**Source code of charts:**
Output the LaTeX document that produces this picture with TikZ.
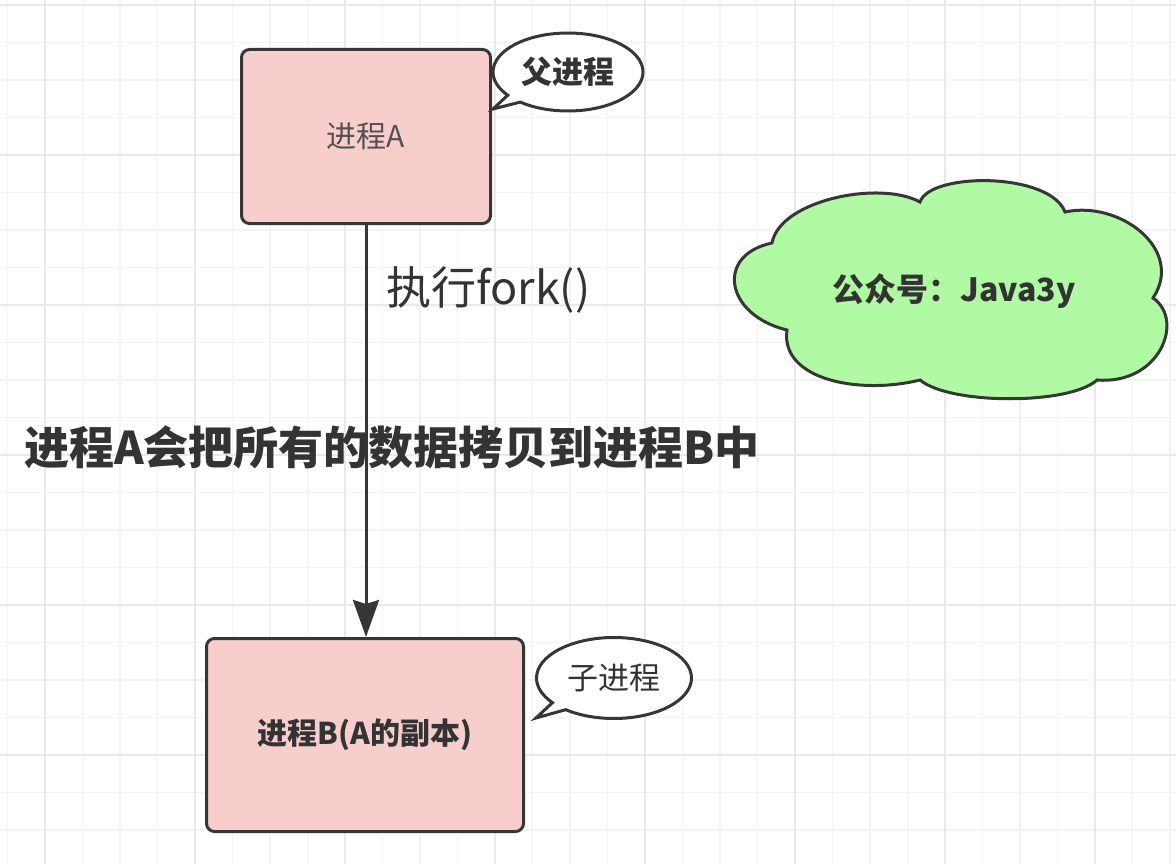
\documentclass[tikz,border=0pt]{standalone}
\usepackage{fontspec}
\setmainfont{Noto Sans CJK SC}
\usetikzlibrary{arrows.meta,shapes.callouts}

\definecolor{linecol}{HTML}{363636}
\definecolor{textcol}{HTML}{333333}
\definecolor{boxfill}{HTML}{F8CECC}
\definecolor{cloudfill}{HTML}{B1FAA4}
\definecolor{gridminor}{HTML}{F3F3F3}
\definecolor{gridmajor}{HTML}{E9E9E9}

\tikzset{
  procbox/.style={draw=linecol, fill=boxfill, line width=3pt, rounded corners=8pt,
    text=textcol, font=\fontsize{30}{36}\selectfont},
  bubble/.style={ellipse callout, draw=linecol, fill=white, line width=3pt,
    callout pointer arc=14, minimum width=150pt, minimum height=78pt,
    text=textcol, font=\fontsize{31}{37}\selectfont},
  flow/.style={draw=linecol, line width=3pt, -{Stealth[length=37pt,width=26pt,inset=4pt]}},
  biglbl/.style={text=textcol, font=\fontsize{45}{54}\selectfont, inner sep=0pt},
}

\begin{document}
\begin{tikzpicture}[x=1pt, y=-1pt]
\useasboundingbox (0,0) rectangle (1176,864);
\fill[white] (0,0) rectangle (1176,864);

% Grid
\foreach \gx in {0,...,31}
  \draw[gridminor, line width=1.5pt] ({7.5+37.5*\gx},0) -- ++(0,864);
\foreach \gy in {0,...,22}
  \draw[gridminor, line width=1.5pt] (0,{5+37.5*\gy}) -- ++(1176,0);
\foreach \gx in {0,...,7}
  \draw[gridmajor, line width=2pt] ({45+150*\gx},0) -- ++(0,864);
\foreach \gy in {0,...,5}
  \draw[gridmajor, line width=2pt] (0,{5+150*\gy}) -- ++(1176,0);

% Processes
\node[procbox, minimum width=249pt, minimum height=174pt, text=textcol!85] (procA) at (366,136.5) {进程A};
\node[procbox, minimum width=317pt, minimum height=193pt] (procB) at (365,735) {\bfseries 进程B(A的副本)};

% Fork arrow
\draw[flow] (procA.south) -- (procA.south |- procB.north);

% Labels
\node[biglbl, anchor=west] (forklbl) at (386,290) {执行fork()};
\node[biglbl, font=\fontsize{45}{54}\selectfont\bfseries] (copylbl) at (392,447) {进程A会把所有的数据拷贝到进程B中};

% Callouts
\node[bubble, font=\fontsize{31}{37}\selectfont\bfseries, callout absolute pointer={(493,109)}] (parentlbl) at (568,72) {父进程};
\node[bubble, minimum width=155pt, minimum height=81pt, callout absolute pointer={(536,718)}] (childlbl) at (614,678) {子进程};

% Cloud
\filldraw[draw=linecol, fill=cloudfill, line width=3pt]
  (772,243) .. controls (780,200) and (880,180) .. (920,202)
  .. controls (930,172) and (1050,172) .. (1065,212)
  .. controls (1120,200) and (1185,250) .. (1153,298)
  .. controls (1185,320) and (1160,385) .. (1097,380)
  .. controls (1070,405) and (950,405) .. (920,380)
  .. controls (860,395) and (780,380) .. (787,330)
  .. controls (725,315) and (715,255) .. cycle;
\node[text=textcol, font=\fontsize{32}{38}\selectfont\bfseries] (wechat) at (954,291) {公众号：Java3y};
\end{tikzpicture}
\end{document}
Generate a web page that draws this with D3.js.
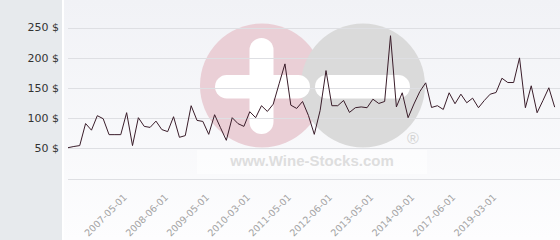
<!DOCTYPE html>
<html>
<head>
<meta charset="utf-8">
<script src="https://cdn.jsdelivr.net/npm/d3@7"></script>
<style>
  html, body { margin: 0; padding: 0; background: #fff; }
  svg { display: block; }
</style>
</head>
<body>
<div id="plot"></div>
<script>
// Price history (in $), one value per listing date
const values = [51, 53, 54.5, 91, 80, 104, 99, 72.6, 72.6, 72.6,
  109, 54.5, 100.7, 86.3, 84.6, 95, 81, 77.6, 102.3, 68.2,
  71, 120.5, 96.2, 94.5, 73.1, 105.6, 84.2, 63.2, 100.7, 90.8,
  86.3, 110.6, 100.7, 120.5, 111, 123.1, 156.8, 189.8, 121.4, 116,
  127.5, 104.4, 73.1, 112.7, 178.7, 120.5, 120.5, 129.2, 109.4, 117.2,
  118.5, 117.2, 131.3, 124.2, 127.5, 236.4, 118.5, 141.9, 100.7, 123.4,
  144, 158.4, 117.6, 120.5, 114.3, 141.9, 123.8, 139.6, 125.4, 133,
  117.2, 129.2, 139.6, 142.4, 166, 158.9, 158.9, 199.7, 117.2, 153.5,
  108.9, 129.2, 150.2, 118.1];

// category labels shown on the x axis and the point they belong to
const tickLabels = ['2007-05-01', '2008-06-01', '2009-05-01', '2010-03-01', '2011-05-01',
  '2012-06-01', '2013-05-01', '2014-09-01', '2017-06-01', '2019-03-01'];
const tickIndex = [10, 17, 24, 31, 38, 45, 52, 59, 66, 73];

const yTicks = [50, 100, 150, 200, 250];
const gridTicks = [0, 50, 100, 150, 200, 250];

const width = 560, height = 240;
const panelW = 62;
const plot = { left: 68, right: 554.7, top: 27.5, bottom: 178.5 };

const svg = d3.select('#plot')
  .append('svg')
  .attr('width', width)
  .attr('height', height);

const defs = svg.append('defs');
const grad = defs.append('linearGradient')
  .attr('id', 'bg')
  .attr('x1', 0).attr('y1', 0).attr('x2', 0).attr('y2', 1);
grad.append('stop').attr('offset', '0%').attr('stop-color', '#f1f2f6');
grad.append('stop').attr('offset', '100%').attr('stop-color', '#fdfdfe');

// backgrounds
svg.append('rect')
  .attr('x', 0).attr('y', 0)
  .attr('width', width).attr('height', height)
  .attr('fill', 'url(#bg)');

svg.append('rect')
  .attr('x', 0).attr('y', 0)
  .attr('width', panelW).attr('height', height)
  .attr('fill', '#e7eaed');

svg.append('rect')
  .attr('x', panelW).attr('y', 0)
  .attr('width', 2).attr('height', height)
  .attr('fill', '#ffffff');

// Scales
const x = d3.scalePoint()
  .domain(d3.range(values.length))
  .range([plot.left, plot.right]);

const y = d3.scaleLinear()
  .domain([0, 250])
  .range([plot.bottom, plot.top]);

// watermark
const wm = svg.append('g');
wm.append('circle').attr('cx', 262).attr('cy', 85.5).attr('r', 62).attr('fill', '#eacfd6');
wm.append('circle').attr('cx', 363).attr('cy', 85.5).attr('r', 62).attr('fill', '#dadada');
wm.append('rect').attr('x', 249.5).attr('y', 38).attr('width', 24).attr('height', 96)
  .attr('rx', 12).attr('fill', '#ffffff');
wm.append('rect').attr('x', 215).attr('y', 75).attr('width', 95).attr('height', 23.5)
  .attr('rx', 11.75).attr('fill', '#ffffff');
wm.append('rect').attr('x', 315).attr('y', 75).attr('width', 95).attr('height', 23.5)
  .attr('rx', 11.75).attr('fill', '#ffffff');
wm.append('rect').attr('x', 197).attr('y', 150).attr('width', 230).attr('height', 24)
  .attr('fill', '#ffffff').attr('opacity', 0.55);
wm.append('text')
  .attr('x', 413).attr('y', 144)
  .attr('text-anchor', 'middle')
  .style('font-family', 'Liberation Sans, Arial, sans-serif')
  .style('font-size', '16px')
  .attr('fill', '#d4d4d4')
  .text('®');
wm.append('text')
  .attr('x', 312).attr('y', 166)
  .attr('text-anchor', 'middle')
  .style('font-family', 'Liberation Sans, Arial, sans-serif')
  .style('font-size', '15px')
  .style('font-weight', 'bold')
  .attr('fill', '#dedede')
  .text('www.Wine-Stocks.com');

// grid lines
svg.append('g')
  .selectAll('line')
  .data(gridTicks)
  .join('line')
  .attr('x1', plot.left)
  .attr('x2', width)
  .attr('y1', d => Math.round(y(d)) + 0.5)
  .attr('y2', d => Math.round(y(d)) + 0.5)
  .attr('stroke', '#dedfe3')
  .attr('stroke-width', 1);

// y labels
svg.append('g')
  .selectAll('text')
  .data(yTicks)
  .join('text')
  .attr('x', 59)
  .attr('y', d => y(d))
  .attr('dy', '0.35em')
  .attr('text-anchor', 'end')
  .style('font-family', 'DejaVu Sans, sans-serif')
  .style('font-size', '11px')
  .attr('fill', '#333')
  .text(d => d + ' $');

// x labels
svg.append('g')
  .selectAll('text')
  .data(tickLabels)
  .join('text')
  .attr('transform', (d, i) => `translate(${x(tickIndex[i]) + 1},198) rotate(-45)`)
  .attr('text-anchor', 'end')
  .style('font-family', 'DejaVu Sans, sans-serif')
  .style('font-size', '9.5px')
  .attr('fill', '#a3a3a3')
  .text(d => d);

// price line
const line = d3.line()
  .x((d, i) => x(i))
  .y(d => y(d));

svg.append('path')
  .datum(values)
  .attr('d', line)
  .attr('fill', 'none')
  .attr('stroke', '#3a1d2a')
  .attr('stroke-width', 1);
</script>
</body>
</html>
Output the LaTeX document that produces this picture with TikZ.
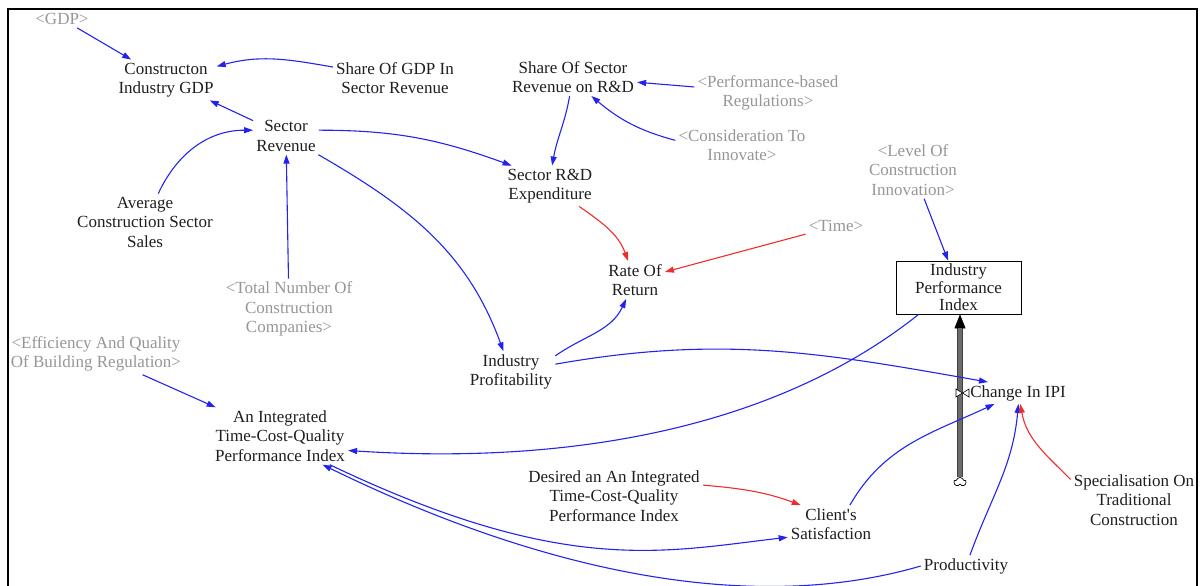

**Written instruction:** Your job is to reproduce the lines from the one with "Generate a web" through the one with "59, 66, 73];", both kept, exactly as they are. Leave out the pictures.

**Result of this exercise:**
Generate a web page that draws this with D3.js.
<!DOCTYPE html>
<html>
<head>
<meta charset="utf-8">
<script src="https://cdn.jsdelivr.net/npm/d3@7"></script>
<style>
  html, body { margin: 0; padding: 0; background: #fff; }
  svg { display: block; }
</style>
</head>
<body>
<div id="plot"></div>
<script>
// Price history (in $), one value per listing date
const values = [51, 53, 54.5, 91, 80, 104, 99, 72.6, 72.6, 72.6,
  109, 54.5, 100.7, 86.3, 84.6, 95, 81, 77.6, 102.3, 68.2,
  71, 120.5, 96.2, 94.5, 73.1, 105.6, 84.2, 63.2, 100.7, 90.8,
  86.3, 110.6, 100.7, 120.5, 111, 123.1, 156.8, 189.8, 121.4, 116,
  127.5, 104.4, 73.1, 112.7, 178.7, 120.5, 120.5, 129.2, 109.4, 117.2,
  118.5, 117.2, 131.3, 124.2, 127.5, 236.4, 118.5, 141.9, 100.7, 123.4,
  144, 158.4, 117.6, 120.5, 114.3, 141.9, 123.8, 139.6, 125.4, 133,
  117.2, 129.2, 139.6, 142.4, 166, 158.9, 158.9, 199.7, 117.2, 153.5,
  108.9, 129.2, 150.2, 118.1];

// category labels shown on the x axis and the point they belong to
const tickLabels = ['2007-05-01', '2008-06-01', '2009-05-01', '2010-03-01', '2011-05-01',
  '2012-06-01', '2013-05-01', '2014-09-01', '2017-06-01', '2019-03-01'];
const tickIndex = [10, 17, 24, 31, 38, 45, 52, 59, 66, 73];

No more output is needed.